The second reason is that the probability distribution may not be described by a Gaussian normal distribution, for any of a number of reasons. One concerns small numbers; if there are only a few events seen, then the distributions are better described by a Poisson distribution than a Gaussian. Of course, we know how to handle this now. The second reason is more nebulous - there may be systematic uncertainties that are not well described by a Gaussian distribution. Or, there may be unknown correlations between these systematic uncertainties. We try to account for these factors in assessing significance, but this is a rather difficult point.
Anyway, that long statistical digression explains why our November paper was entitled "Evidence for..." rather than "Discovery of..."
Now, we have released a new result, available at http://arxiv.org/abs/arXiv:1405.5303. The analysis has been expanded to include a third year of data, without any other changes. The additional year of data included another 9 events, including Big Bird. The data looked much like the first two years, and so pushed the statistical significance up to 5.7 sigma. Leading to the title "Observation of..." Of course, 5 sigma doesn't guarantee that a result is correct, but this one looks pretty solid.

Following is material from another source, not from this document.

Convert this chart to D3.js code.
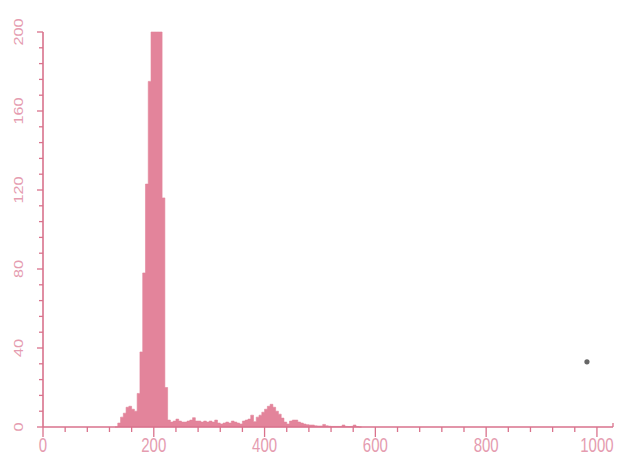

With this result, we are now moving from trying to prove the existence of ultra-high energy astrophysical neutrinos to characterizing the flux and, from that, hopefully, finally pinning down the source(s) of the highest energy cosmic rays.
Tuesday, July 22, 2014
In a previous post, I wrote about our most energetic neutrino, Big Bird, but could not give you its energy. I am happy to report that the energy has now been made public: 2.0 PeV, within about 12% (assuming that it is an electromagnetic cascade). This is the most energetic neutrino yet seen. For comparison, the energy of each proton circulating in the LHC beams at full energy (which will not be achieved until later this year) is about 0.007 PeV, 285 times lower.